> What is asked: Render the following material again verbatim, leaving nothing out.

> Data section:
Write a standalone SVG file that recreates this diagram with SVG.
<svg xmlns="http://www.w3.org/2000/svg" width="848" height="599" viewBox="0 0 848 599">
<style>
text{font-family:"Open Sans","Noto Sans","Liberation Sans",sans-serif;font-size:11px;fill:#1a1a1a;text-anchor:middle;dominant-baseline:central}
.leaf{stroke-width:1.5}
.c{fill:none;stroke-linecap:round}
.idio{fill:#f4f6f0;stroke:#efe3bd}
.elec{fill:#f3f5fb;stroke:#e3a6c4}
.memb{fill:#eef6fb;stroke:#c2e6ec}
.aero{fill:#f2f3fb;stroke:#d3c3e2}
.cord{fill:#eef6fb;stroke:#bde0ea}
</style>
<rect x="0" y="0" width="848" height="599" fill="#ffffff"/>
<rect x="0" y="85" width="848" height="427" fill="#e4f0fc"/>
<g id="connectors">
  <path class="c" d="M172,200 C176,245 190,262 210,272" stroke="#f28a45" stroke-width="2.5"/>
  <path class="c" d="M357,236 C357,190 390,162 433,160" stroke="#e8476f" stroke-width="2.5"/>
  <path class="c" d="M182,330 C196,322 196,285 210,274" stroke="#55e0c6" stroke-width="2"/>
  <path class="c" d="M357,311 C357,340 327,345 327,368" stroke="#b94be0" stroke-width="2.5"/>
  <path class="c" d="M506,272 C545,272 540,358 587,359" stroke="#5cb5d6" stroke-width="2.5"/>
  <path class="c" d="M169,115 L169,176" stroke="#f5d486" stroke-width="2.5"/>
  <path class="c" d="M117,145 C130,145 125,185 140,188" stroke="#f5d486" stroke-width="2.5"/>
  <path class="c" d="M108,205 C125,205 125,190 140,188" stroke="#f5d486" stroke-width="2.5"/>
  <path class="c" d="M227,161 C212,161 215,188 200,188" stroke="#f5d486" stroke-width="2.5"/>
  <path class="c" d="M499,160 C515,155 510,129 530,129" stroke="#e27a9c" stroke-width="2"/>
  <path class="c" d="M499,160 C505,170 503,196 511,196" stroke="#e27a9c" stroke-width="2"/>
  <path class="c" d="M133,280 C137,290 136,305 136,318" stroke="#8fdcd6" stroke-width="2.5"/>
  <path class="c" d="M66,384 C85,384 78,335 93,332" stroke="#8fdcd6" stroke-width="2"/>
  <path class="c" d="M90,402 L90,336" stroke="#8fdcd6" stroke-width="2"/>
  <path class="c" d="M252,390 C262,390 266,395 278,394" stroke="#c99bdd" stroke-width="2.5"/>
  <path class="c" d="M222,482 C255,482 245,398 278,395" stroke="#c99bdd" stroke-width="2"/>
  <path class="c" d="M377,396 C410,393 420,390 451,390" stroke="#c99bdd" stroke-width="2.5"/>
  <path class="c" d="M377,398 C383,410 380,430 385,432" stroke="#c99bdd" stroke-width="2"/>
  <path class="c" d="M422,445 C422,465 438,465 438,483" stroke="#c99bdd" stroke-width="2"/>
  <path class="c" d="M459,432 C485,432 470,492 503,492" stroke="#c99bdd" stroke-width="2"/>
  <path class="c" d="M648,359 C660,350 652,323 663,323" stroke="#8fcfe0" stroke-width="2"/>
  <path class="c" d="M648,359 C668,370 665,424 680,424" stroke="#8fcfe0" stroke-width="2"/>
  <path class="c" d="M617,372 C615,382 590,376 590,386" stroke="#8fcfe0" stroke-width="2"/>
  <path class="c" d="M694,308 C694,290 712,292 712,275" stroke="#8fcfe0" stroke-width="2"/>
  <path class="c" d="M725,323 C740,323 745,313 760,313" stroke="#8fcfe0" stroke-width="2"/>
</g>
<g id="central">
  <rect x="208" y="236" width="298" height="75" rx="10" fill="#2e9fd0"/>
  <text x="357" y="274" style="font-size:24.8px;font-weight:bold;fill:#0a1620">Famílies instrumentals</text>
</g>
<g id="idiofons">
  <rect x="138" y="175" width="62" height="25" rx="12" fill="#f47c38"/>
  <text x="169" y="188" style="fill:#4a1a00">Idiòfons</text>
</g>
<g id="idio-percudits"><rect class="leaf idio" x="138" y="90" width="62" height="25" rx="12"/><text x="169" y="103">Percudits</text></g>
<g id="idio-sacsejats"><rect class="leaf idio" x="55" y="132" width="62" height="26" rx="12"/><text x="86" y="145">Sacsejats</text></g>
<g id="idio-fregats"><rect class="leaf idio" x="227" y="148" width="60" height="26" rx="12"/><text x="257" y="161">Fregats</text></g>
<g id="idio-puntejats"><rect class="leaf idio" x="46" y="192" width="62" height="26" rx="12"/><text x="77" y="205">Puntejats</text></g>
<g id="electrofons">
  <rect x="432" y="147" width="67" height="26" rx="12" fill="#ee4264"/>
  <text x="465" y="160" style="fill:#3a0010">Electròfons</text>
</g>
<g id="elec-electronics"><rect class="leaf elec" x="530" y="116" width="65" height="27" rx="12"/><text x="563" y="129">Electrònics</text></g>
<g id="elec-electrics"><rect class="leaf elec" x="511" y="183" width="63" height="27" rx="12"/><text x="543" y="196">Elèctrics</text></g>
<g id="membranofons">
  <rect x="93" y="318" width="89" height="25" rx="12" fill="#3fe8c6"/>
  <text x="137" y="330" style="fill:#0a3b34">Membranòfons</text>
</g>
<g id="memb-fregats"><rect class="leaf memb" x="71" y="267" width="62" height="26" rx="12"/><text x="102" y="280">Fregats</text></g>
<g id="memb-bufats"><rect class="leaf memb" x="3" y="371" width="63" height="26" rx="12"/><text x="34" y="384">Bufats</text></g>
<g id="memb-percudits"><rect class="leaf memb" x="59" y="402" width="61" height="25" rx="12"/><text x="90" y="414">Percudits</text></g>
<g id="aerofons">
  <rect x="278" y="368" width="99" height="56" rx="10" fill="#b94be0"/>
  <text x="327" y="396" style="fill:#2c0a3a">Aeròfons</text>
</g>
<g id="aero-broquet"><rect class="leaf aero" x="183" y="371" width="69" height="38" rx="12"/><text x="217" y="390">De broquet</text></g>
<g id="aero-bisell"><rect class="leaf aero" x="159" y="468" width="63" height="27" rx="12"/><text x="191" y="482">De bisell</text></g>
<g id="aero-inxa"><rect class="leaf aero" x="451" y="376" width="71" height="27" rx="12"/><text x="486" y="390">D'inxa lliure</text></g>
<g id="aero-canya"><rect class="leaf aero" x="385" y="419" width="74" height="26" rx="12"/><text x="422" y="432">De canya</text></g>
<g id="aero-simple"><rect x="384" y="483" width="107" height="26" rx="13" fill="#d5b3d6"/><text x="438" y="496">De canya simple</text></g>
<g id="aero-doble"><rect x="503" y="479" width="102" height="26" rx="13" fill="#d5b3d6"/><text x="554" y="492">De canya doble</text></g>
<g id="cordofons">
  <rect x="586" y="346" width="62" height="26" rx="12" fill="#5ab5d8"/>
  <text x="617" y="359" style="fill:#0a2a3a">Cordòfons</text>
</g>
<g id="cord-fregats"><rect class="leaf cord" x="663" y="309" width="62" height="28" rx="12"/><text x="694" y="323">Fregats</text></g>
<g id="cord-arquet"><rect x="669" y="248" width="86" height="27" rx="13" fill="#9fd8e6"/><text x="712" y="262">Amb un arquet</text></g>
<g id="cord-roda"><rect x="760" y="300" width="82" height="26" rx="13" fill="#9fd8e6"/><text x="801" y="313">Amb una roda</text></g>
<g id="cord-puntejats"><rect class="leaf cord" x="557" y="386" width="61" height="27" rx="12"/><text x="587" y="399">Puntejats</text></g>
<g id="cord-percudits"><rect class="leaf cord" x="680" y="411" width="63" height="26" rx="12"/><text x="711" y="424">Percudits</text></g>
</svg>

> The solution:
Write a standalone SVG file that recreates this diagram with SVG.
<svg xmlns="http://www.w3.org/2000/svg" width="848" height="599" viewBox="0 0 848 599">
<style>
text{font-family:"Open Sans","Noto Sans","Liberation Sans",sans-serif;font-size:11px;fill:#1a1a1a;text-anchor:middle;dominant-baseline:central}
.leaf{stroke-width:1.5}
.c{fill:none;stroke-linecap:round}
.idio{fill:#f4f6f0;stroke:#efe3bd}
.elec{fill:#f3f5fb;stroke:#e3a6c4}
.memb{fill:#eef6fb;stroke:#c2e6ec}
.aero{fill:#f2f3fb;stroke:#d3c3e2}
.cord{fill:#eef6fb;stroke:#bde0ea}
</style>
<rect x="0" y="0" width="848" height="599" fill="#ffffff"/>
<rect x="0" y="85" width="848" height="427" fill="#e4f0fc"/>
<g id="connectors">
  <path class="c" d="M172,200 C176,245 190,262 210,272" stroke="#f28a45" stroke-width="2.5"/>
  <path class="c" d="M357,236 C357,190 390,162 433,160" stroke="#e8476f" stroke-width="2.5"/>
  <path class="c" d="M182,330 C196,322 196,285 210,274" stroke="#55e0c6" stroke-width="2"/>
  <path class="c" d="M357,311 C357,340 327,345 327,368" stroke="#b94be0" stroke-width="2.5"/>
  <path class="c" d="M506,272 C545,272 540,358 587,359" stroke="#5cb5d6" stroke-width="2.5"/>
  <path class="c" d="M169,115 L169,176" stroke="#f5d486" stroke-width="2.5"/>
  <path class="c" d="M117,145 C130,145 125,185 140,188" stroke="#f5d486" stroke-width="2.5"/>
  <path class="c" d="M108,205 C125,205 125,190 140,188" stroke="#f5d486" stroke-width="2.5"/>
  <path class="c" d="M227,161 C212,161 215,188 200,188" stroke="#f5d486" stroke-width="2.5"/>
  <path class="c" d="M499,160 C515,155 510,129 530,129" stroke="#e27a9c" stroke-width="2"/>
  <path class="c" d="M499,160 C505,170 503,196 511,196" stroke="#e27a9c" stroke-width="2"/>
  <path class="c" d="M133,280 C137,290 136,305 136,318" stroke="#8fdcd6" stroke-width="2.5"/>
  <path class="c" d="M66,384 C85,384 78,335 93,332" stroke="#8fdcd6" stroke-width="2"/>
  <path class="c" d="M90,402 L90,336" stroke="#8fdcd6" stroke-width="2"/>
  <path class="c" d="M252,390 C262,390 266,395 278,394" stroke="#c99bdd" stroke-width="2.5"/>
  <path class="c" d="M222,482 C255,482 245,398 278,395" stroke="#c99bdd" stroke-width="2"/>
  <path class="c" d="M377,396 C410,393 420,390 451,390" stroke="#c99bdd" stroke-width="2.5"/>
  <path class="c" d="M377,398 C383,410 380,430 385,432" stroke="#c99bdd" stroke-width="2"/>
  <path class="c" d="M422,445 C422,465 438,465 438,483" stroke="#c99bdd" stroke-width="2"/>
  <path class="c" d="M459,432 C485,432 470,492 503,492" stroke="#c99bdd" stroke-width="2"/>
  <path class="c" d="M648,359 C660,350 652,323 663,323" stroke="#8fcfe0" stroke-width="2"/>
  <path class="c" d="M648,359 C668,370 665,424 680,424" stroke="#8fcfe0" stroke-width="2"/>
  <path class="c" d="M617,372 C615,382 590,376 590,386" stroke="#8fcfe0" stroke-width="2"/>
  <path class="c" d="M694,308 C694,290 712,292 712,275" stroke="#8fcfe0" stroke-width="2"/>
  <path class="c" d="M725,323 C740,323 745,313 760,313" stroke="#8fcfe0" stroke-width="2"/>
</g>
<g id="central">
  <rect x="208" y="236" width="298" height="75" rx="10" fill="#2e9fd0"/>
  <text x="357" y="274" style="font-size:24.8px;font-weight:bold;fill:#0a1620">Famílies instrumentals</text>
</g>
<g id="idiofons">
  <rect x="138" y="175" width="62" height="25" rx="12" fill="#f47c38"/>
  <text x="169" y="188" style="fill:#4a1a00">Idiòfons</text>
</g>
<g id="idio-percudits"><rect class="leaf idio" x="138" y="90" width="62" height="25" rx="12"/><text x="169" y="103">Percudits</text></g>
<g id="idio-sacsejats"><rect class="leaf idio" x="55" y="132" width="62" height="26" rx="12"/><text x="86" y="145">Sacsejats</text></g>
<g id="idio-fregats"><rect class="leaf idio" x="227" y="148" width="60" height="26" rx="12"/><text x="257" y="161">Fregats</text></g>
<g id="idio-puntejats"><rect class="leaf idio" x="46" y="192" width="62" height="26" rx="12"/><text x="77" y="205">Puntejats</text></g>
<g id="electrofons">
  <rect x="432" y="147" width="67" height="26" rx="12" fill="#ee4264"/>
  <text x="465" y="160" style="fill:#3a0010">Electròfons</text>
</g>
<g id="elec-electronics"><rect class="leaf elec" x="530" y="116" width="65" height="27" rx="12"/><text x="563" y="129">Electrònics</text></g>
<g id="elec-electrics"><rect class="leaf elec" x="511" y="183" width="63" height="27" rx="12"/><text x="543" y="196">Elèctrics</text></g>
<g id="membranofons">
  <rect x="93" y="318" width="89" height="25" rx="12" fill="#3fe8c6"/>
  <text x="137" y="330" style="fill:#0a3b34">Membranòfons</text>
</g>
<g id="memb-fregats"><rect class="leaf memb" x="71" y="267" width="62" height="26" rx="12"/><text x="102" y="280">Fregats</text></g>
<g id="memb-bufats"><rect class="leaf memb" x="3" y="371" width="63" height="26" rx="12"/><text x="34" y="384">Bufats</text></g>
<g id="memb-percudits"><rect class="leaf memb" x="59" y="402" width="61" height="25" rx="12"/><text x="90" y="414">Percudits</text></g>
<g id="aerofons">
  <rect x="278" y="368" width="99" height="56" rx="10" fill="#b94be0"/>
  <text x="327" y="396" style="fill:#2c0a3a">Aeròfons</text>
</g>
<g id="aero-broquet"><rect class="leaf aero" x="183" y="371" width="69" height="38" rx="12"/><text x="217" y="390">De broquet</text></g>
<g id="aero-bisell"><rect class="leaf aero" x="159" y="468" width="63" height="27" rx="12"/><text x="191" y="482">De bisell</text></g>
<g id="aero-inxa"><rect class="leaf aero" x="451" y="376" width="71" height="27" rx="12"/><text x="486" y="390">D'inxa lliure</text></g>
<g id="aero-canya"><rect class="leaf aero" x="385" y="419" width="74" height="26" rx="12"/><text x="422" y="432">De canya</text></g>
<g id="aero-simple"><rect x="384" y="483" width="107" height="26" rx="13" fill="#d5b3d6"/><text x="438" y="496">De canya simple</text></g>
<g id="aero-doble"><rect x="503" y="479" width="102" height="26" rx="13" fill="#d5b3d6"/><text x="554" y="492">De canya doble</text></g>
<g id="cordofons">
  <rect x="586" y="346" width="62" height="26" rx="12" fill="#5ab5d8"/>
  <text x="617" y="359" style="fill:#0a2a3a">Cordòfons</text>
</g>
<g id="cord-fregats"><rect class="leaf cord" x="663" y="309" width="62" height="28" rx="12"/><text x="694" y="323">Fregats</text></g>
<g id="cord-arquet"><rect x="669" y="248" width="86" height="27" rx="13" fill="#9fd8e6"/><text x="712" y="262">Amb un arquet</text></g>
<g id="cord-roda"><rect x="760" y="300" width="82" height="26" rx="13" fill="#9fd8e6"/><text x="801" y="313">Amb una roda</text></g>
<g id="cord-puntejats"><rect class="leaf cord" x="557" y="386" width="61" height="27" rx="12"/><text x="587" y="399">Puntejats</text></g>
<g id="cord-percudits"><rect class="leaf cord" x="680" y="411" width="63" height="26" rx="12"/><text x="711" y="424">Percudits</text></g>
</svg>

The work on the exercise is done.